Reducing stress in pregnancy
As soon as you find out that you’re expecting, your anxiety levels will start to creep up.
Growing a little person and bringing them into the world unsurprisingly brings worry. Are you eating the right things? Can you exercise? What was that twinge? The list goes on.
It’s only natural to worry about every little thing, especially if it’s your first, and/or you’ve experienced problems in conceiving.
But is it OK for the baby?
Why should you reduce stress in pregnancy?
When we experience stress, our bodies go into ‘fight or flight’ mode. They send out stress hormones that prepare us for danger, blasting fuel into muscles and making our hearts pump faster.

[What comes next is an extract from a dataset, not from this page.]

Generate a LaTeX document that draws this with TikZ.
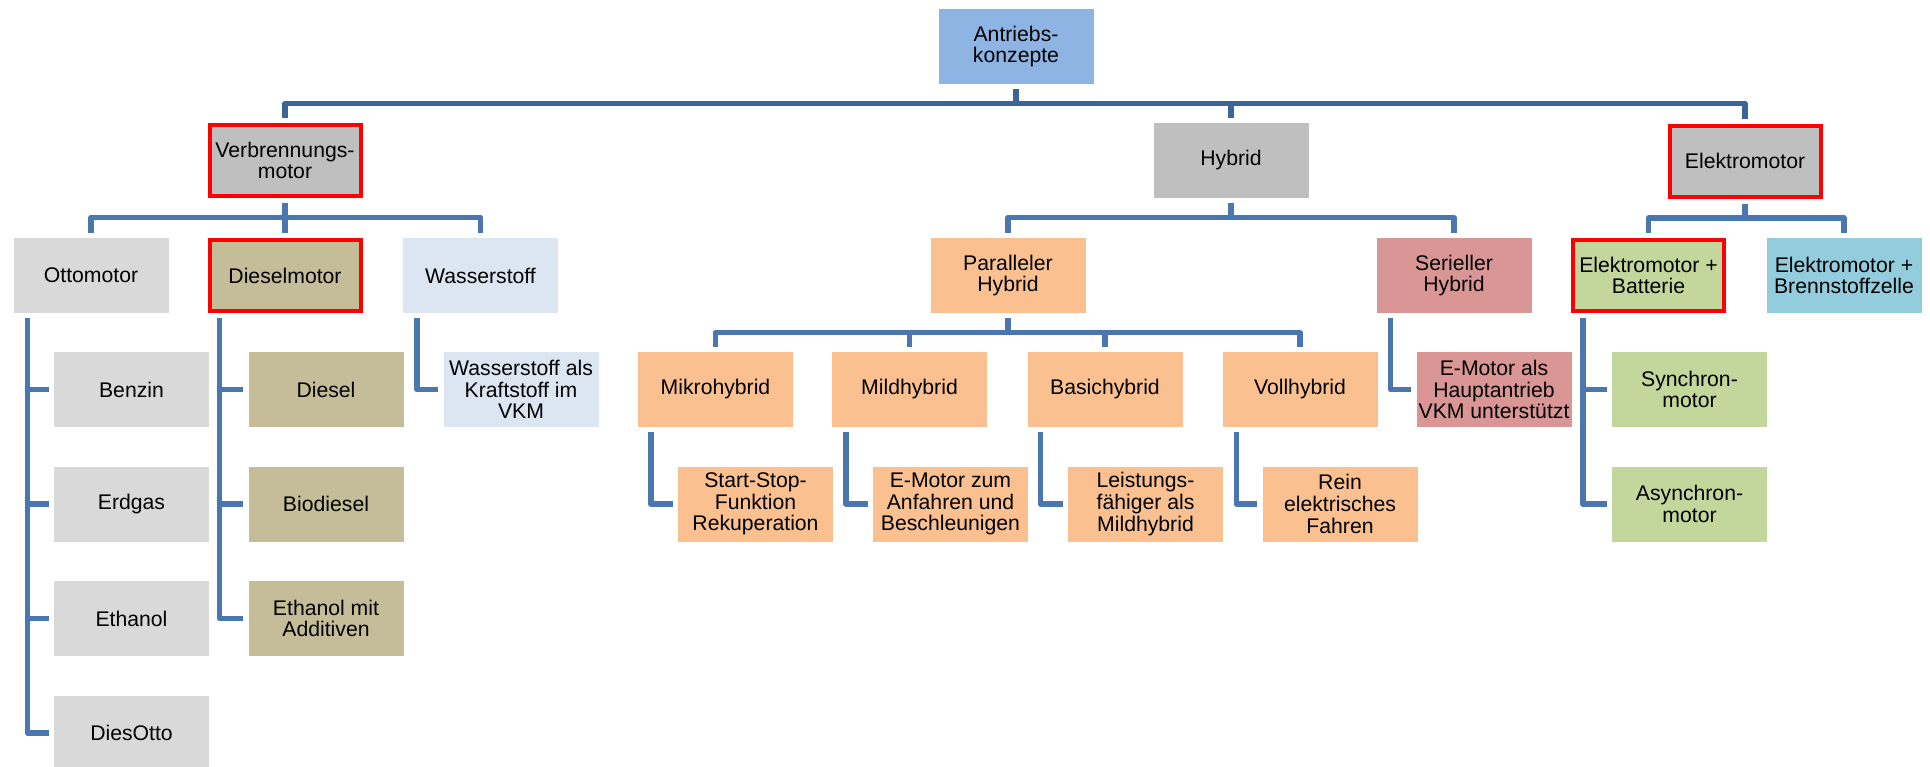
\documentclass[tikz,border=0pt]{standalone}
\usepackage{fontspec}
\setmainfont{Liberation Sans}
\usepackage{xcolor}
\usepackage{tikz}
\definecolor{cfroot}{HTML}{8EB4E3}
\definecolor{cfmain}{HTML}{BFBFBF}
\definecolor{cfotto}{HTML}{D9D9D9}
\definecolor{cfdiesel}{HTML}{C4BD97}
\definecolor{cfwater}{HTML}{DCE6F2}
\definecolor{cfpar}{HTML}{FAC090}
\definecolor{cfser}{HTML}{D99694}
\definecolor{cfbat}{HTML}{C3D69B}
\definecolor{cffuel}{HTML}{93CDDD}
\definecolor{cfline}{HTML}{4A77B0}
\definecolor{cflinedark}{HTML}{3C6597}
\newcommand{\boxfont}{\fontsize{21.2}{21.7}\selectfont}

\begin{document}
\begin{tikzpicture}[x=1pt, y=-1pt,
  box/.style={minimum width=155pt, minimum height=75pt, inner sep=1pt, align=center, font=\boxfont},
  hl/.style={draw=red, line width=4pt, minimum width=151pt, minimum height=71pt},
  topline/.style={draw=cflinedark, line width=5.5pt, line join=round, shorten <=5pt, shorten >=5pt},
  bus/.style={topline, draw=cfline},
  hbus/.style={to path={-- ++(0,19.5) -| (\tikztotarget)}}]
  \useasboundingbox (0,0) rectangle (1930,766);

  \node[box, fill=cfroot] (root) at (1016,46.5) {Antriebs-\\konzepte};

  \node[box, hl, fill=cfmain] (verb) at (285,160.5) {Verbrennungs-\\motor};
  \node[box, fill=cfmain] (hyb) at (1231,160.5) {Hybrid};
  \node[box, hl, fill=cfmain] (elek) at (1745,161) {Elektromotor};

  \node[box, fill=cfotto] (otto) at (91,275.5) {Ottomotor};
  \node[box, hl, fill=cfdiesel] (diesm) at (285,275.5) {Dieselmotor};
  \node[box, fill=cfwater] (wass) at (480.5,275.5) {Wasserstoff};
  \node[box, fill=cfpar] (par) at (1008,275.5) {Paralleler\\Hybrid};
  \node[box, fill=cfser] (ser) at (1454,275.5) {Serieller\\Hybrid};
  \node[box, hl, fill=cfbat] (ebat) at (1648.5,275.5) {Elektromotor +\\Batterie};
  \node[box, fill=cffuel] (ebrz) at (1844,275.5) {Elektromotor +\\Brennstoffzelle};

  \node[box, fill=cfotto] (benz) at (131.5,389.5) {Benzin};
  \node[box, fill=cfotto] (erdg) at (131.5,504) {Erdgas};
  \node[box, fill=cfotto] (ethn) at (131.5,618.5) {Ethanol};
  \node[box, fill=cfotto] (dott) at (131.5,733) {DiesOtto};

  \node[box, fill=cfdiesel] (dsl) at (326,389.5) {Diesel};
  \node[box, fill=cfdiesel] (biod) at (326,504) {Biodiesel};
  \node[box, fill=cfdiesel] (ethadd) at (326,618.5) {Ethanol mit\\Additiven};

  \node[box, fill=cfwater] (wkvk) at (521,389.5) {Wasserstoff als\\Kraftstoff im\\VKM};

  \node[box, fill=cfpar] (mikro) at (715.5,389.5) {Mikrohybrid};
  \node[box, fill=cfpar] (mild) at (909.5,389.5) {Mildhybrid};
  \node[box, fill=cfpar] (basic) at (1105,389.5) {Basichybrid};
  \node[box, fill=cfpar] (voll) at (1300,389.5) {Vollhybrid};

  \node[box, fill=cfpar] (ssf) at (755.5,504) {Start-Stop-\\Funktion\\Rekuperation};
  \node[box, fill=cfpar] (emaz) at (950.5,504) {E-Motor zum\\Anfahren und\\Beschleunigen};
  \node[box, fill=cfpar] (leist) at (1145.5,504) {Leistungs-\\fähiger als\\Mildhybrid};
  \node[box, fill=cfpar] (rein) at (1340,504) {Rein\\elektrisches\\Fahren};

  \node[box, fill=cfser] (emha) at (1494,389.5) {E-Motor als\\Hauptantrieb\\VKM unterstützt};

  \node[box, fill=cfbat] (sync) at (1689.5,389.5) {Synchron-\\motor};
  \node[box, fill=cfbat] (async) at (1689.5,504) {Asynchron-\\motor};

  \foreach \c in {verb,hyb,elek}
    \draw[topline] (root.south) to[hbus] (\c.north);
  \foreach \c in {otto,diesm,wass}
    \draw[bus] (verb.south) to[hbus] (\c.north);
  \foreach \c in {par,ser}
    \draw[bus] (hyb.south) to[hbus] (\c.north);
  \foreach \c in {ebat,ebrz}
    \draw[bus] (elek.south) to[hbus] (\c.north);
  \foreach \c in {mikro,mild,basic,voll}
    \draw[bus] (par.south) to[hbus] (\c.north);

  \foreach \c in {benz,erdg,ethn,dott}
    \draw[bus] ([xshift=14pt]otto.south west) |- (\c.west);
  \foreach \c in {dsl,biod,ethadd}
    \draw[bus] ([xshift=12pt]diesm.south west) |- (\c.west);
  \draw[bus] ([xshift=14pt]wass.south west) |- (wkvk.west);
  \draw[bus] ([xshift=13pt]mikro.south west) |- (ssf.west);
  \draw[bus] ([xshift=14pt]mild.south west) |- (emaz.west);
  \draw[bus] ([xshift=13pt]basic.south west) |- (leist.west);
  \draw[bus] ([xshift=14pt]voll.south west) |- (rein.west);
  \draw[bus] ([xshift=14pt]ser.south west) |- (emha.west);
  \foreach \c in {sync,async}
    \draw[bus] ([xshift=12pt]ebat.south west) |- (\c.west);
\end{tikzpicture}
\end{document}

Stress can lead to complications for either Mum or baby during pregnancy so naturally, your midwife will recommend keeping stress levels down.
Don’t worry though, if you are stressed in pregnancy, you will most likely go on to have a healthy baby. ‘Normal’ stress, or short bursts are totally manageable, as after the event is over, our bodies rebalance.
The problems arise if it’s on going and not managed. Constant stress can alter the body’s stress management system, causing it to overreact and trigger an inflammatory response, which can be really damaging.
So, it’s important to lower stress levels as much as possible during pregnancy, to avoid any potential consequences.
Ways to avoid stress in pregnancy
Make time to rest – this is probably the single most annoying thing people might say to you when pregnant. Whether you’re just plain uncomfortable, trying to finish work off, or you have toddlers running around the place, chances are that rest feels pretty impossible. It is actually really important though. Aches and pains, or just high-running emotions will seem so much more manageable if you take some time out, and perhaps say ‘no’ to that extra thing you’ve agreed to do.
Take gentle exercise – we all know that exercise can be a great form of stress release. We’re not suggesting that you put your running shoes on and start pounding the streets though. Instead, take some time out for gentle exercise such as a walk in the fresh air, a low impact gym class at your own pace, or a swim providing your midwife says it’s safe to do so.
Eat well – diet has a huge impact on our physical and emotional state, especially during pregnancy. A healthy diet for pregnancy of omega-3 essential fatty acids, vitamins and minerals, can really help to lit your mood, and will also make you feel better about your changing body and the image you’ve probably conjured up of your new shape.
Talk to people - as the saying goes, anxiety breeds anxiety. If you bottle your worries up, the chances are that they will seem worse, so try to open up about what’s on your mind. Talk to people about the worries you have and you never know, they might be able to help you gain some perspective. After all, a problem shared is a problem halved. Organisations such as Tommy’s even have midwives at the end of the phone to help with any general queries you might have.
Try a bit of therapy – yoga and Pilates are not only great forms of exercise when you are pregnant, but can also help you to detach from the everyday stresses and strains. Look for a pregnancy yoga class nearby, or find out how to practice a bit of meditation each day as a form of therapy to help you relax and unwind.
Indulge yourself – there’s no better way to relax and unwind than taking a bit of time out to pamper yourself. Book yourself a pregnancy massage or pedicure, or if you’re keeping an eye on the finances, indulge yourself at home by creating a mini spa. Splash out on a luxurious melting body candle that you can use over and over again, to help to relieve stress and even reduce stretch marks. Then you just need to rope your partner in to help with the rest!